INSTRUCTIONS TO FOLLOW » Type out the complete listing below word for word, without its pictures.

DATASET SECTION »
┌──

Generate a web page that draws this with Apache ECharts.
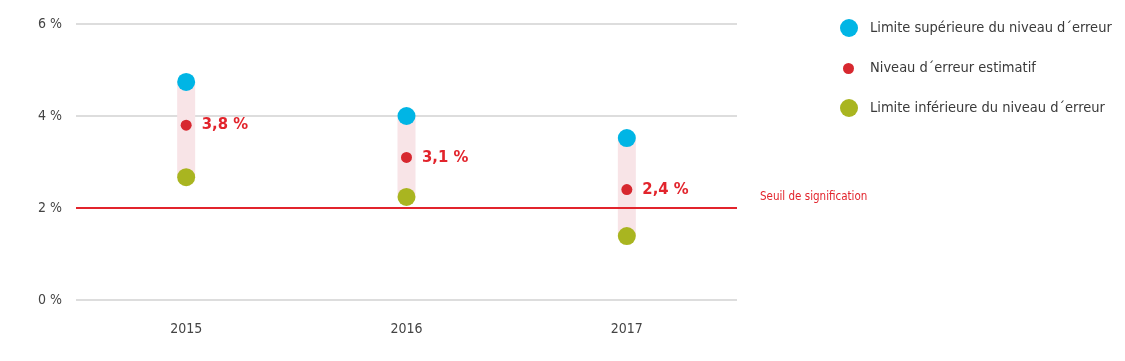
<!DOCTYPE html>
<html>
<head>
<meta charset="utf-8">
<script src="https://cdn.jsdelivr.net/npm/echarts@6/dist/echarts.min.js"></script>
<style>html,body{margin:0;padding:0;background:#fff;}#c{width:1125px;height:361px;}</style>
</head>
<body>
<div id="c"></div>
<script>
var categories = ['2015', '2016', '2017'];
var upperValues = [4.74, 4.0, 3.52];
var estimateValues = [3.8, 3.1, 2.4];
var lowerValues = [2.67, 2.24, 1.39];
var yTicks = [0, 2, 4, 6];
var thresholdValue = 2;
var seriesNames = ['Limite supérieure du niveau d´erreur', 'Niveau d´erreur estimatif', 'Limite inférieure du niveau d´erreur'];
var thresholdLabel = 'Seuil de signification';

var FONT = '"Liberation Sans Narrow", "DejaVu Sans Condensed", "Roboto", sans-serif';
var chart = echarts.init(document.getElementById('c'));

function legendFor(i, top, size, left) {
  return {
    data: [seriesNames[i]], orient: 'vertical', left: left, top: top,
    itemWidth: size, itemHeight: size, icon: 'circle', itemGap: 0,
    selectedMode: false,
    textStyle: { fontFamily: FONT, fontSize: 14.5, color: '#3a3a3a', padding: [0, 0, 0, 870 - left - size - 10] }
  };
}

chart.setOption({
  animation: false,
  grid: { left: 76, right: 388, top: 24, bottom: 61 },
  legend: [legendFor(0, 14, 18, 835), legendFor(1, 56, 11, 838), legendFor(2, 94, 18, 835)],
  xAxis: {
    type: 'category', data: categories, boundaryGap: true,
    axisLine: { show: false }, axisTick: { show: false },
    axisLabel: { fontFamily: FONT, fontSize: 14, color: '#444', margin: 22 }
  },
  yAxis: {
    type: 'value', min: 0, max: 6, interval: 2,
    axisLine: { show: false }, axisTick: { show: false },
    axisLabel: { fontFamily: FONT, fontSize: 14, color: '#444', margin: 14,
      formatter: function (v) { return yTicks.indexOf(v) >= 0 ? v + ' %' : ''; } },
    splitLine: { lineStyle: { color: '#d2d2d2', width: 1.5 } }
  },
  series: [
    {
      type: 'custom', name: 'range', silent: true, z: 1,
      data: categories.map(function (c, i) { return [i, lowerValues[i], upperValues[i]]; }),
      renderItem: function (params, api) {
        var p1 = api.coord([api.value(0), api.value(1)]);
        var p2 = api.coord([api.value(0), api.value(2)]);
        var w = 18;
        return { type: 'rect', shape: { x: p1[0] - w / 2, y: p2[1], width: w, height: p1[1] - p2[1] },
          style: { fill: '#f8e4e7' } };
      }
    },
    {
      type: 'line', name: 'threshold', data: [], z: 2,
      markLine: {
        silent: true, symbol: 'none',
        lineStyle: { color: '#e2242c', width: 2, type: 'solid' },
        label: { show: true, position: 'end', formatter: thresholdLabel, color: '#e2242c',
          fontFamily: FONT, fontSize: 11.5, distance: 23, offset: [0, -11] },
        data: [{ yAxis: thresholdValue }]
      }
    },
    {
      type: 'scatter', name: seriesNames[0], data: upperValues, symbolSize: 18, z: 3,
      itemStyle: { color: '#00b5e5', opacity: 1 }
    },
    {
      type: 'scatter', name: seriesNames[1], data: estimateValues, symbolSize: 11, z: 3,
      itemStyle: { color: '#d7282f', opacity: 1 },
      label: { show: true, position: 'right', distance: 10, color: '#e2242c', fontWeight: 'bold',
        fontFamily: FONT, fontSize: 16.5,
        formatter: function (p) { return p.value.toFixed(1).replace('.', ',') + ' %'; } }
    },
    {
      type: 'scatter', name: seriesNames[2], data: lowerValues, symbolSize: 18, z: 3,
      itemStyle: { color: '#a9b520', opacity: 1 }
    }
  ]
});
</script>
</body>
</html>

└──

SOLUTION FOR THIS PROBLEM »
Generate a web page that draws this with Apache ECharts.
<!DOCTYPE html>
<html>
<head>
<meta charset="utf-8">
<script src="https://cdn.jsdelivr.net/npm/echarts@6/dist/echarts.min.js"></script>
<style>html,body{margin:0;padding:0;background:#fff;}#c{width:1125px;height:361px;}</style>
</head>
<body>
<div id="c"></div>
<script>
var categories = ['2015', '2016', '2017'];
var upperValues = [4.74, 4.0, 3.52];
var estimateValues = [3.8, 3.1, 2.4];
var lowerValues = [2.67, 2.24, 1.39];
var yTicks = [0, 2, 4, 6];
var thresholdValue = 2;
var seriesNames = ['Limite supérieure du niveau d´erreur', 'Niveau d´erreur estimatif', 'Limite inférieure du niveau d´erreur'];
var thresholdLabel = 'Seuil de signification';

var FONT = '"Liberation Sans Narrow", "DejaVu Sans Condensed", "Roboto", sans-serif';
var chart = echarts.init(document.getElementById('c'));

function legendFor(i, top, size, left) {
  return {
    data: [seriesNames[i]], orient: 'vertical', left: left, top: top,
    itemWidth: size, itemHeight: size, icon: 'circle', itemGap: 0,
    selectedMode: false,
    textStyle: { fontFamily: FONT, fontSize: 14.5, color: '#3a3a3a', padding: [0, 0, 0, 870 - left - size - 10] }
  };
}

chart.setOption({
  animation: false,
  grid: { left: 76, right: 388, top: 24, bottom: 61 },
  legend: [legendFor(0, 14, 18, 835), legendFor(1, 56, 11, 838), legendFor(2, 94, 18, 835)],
  xAxis: {
    type: 'category', data: categories, boundaryGap: true,
    axisLine: { show: false }, axisTick: { show: false },
    axisLabel: { fontFamily: FONT, fontSize: 14, color: '#444', margin: 22 }
  },
  yAxis: {
    type: 'value', min: 0, max: 6, interval: 2,
    axisLine: { show: false }, axisTick: { show: false },
    axisLabel: { fontFamily: FONT, fontSize: 14, color: '#444', margin: 14,
      formatter: function (v) { return yTicks.indexOf(v) >= 0 ? v + ' %' : ''; } },
    splitLine: { lineStyle: { color: '#d2d2d2', width: 1.5 } }
  },
  series: [
    {
      type: 'custom', name: 'range', silent: true, z: 1,
      data: categories.map(function (c, i) { return [i, lowerValues[i], upperValues[i]]; }),
      renderItem: function (params, api) {
        var p1 = api.coord([api.value(0), api.value(1)]);
        var p2 = api.coord([api.value(0), api.value(2)]);
        var w = 18;
        return { type: 'rect', shape: { x: p1[0] - w / 2, y: p2[1], width: w, height: p1[1] - p2[1] },
          style: { fill: '#f8e4e7' } };
      }
    },
    {
      type: 'line', name: 'threshold', data: [], z: 2,
      markLine: {
        silent: true, symbol: 'none',
        lineStyle: { color: '#e2242c', width: 2, type: 'solid' },
        label: { show: true, position: 'end', formatter: thresholdLabel, color: '#e2242c',
          fontFamily: FONT, fontSize: 11.5, distance: 23, offset: [0, -11] },
        data: [{ yAxis: thresholdValue }]
      }
    },
    {
      type: 'scatter', name: seriesNames[0], data: upperValues, symbolSize: 18, z: 3,
      itemStyle: { color: '#00b5e5', opacity: 1 }
    },
    {
      type: 'scatter', name: seriesNames[1], data: estimateValues, symbolSize: 11, z: 3,
      itemStyle: { color: '#d7282f', opacity: 1 },
      label: { show: true, position: 'right', distance: 10, color: '#e2242c', fontWeight: 'bold',
        fontFamily: FONT, fontSize: 16.5,
        formatter: function (p) { return p.value.toFixed(1).replace('.', ',') + ' %'; } }
    },
    {
      type: 'scatter', name: seriesNames[2], data: lowerValues, symbolSize: 18, z: 3,
      itemStyle: { color: '#a9b520', opacity: 1 }
    }
  ]
});
</script>
</body>
</html>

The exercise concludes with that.